A lot of you guys don't have basements, but for those that do or are building a house with one, there is industrial spray foam (for the oilfield) which can be sprayed and set underneath the concrete for better floor insulation, versus laying down crappy inneffective foam sheets that break when you step on them. This spray insulation can also be used in the joists/rafters to great effect! As an added bonus, it works quite well as a vapour barrier.
Windows are huge! Not enough can be said for getting well designed windows, coupled with them being installed and sealed correctly so they don't leak. The nice thing about this is that it is an upgrade that can be done to any house!
Another thing that boggles my mind are people who don't have programmable thermostats. Why not make sure the furnace is completely off from 9am until 4pm, and then ramp back up so when you get home the house is nice and cozy? Same with at night, have them temp drop down when you fall asleep, and ramp back up before you get out of bed. As SVreX said, same with the hot water tank.

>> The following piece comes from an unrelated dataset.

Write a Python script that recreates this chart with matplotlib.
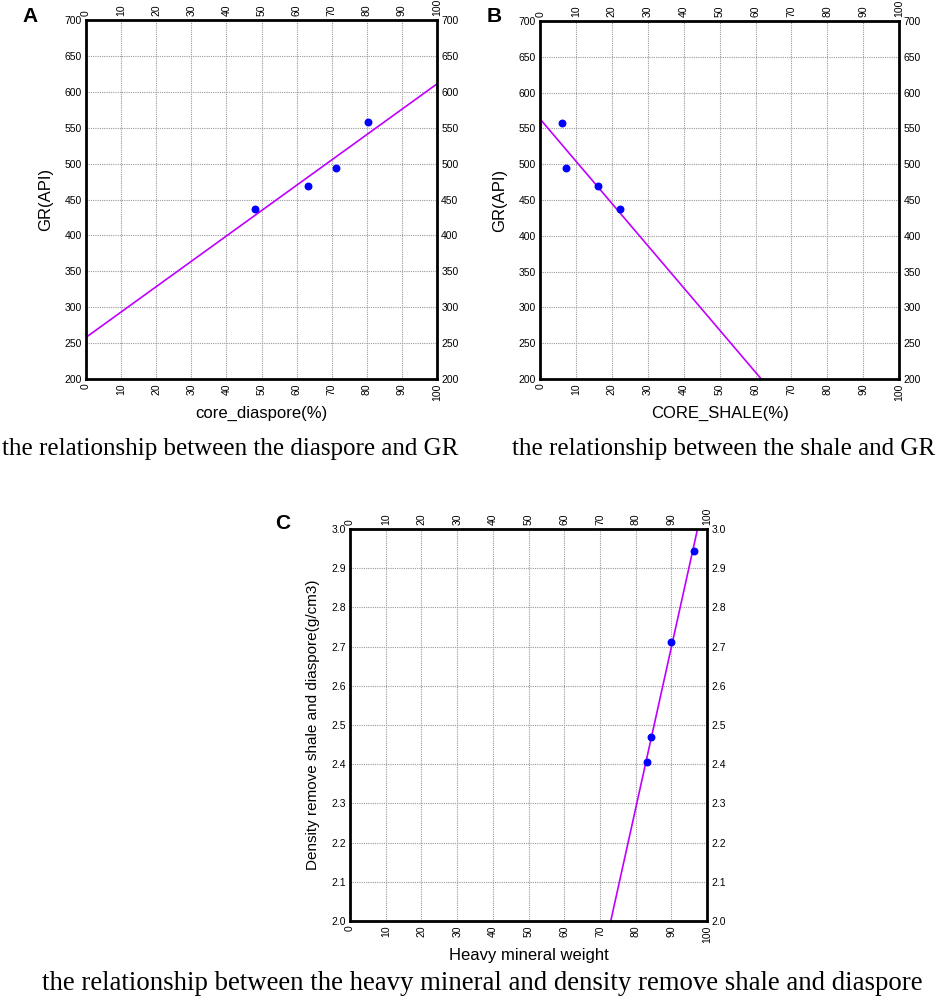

Now, onto some more idealistic stuff that I care to talk about
It is now quite easy to go off grid in certain areas. We had initially planned for the parents new acreage to be off grid, with a solar electric setup that would take care of all of the electricity, a solar thermal setup that would provide more than enough hot water/house heating even in the dead of winter, and recovery systems for water. I was shocked and amazed at just how affordable this stuff was if you looked at living there for 5+ years. Some of this stuff can be retrofitted to old houses, and some of it can be used in the city.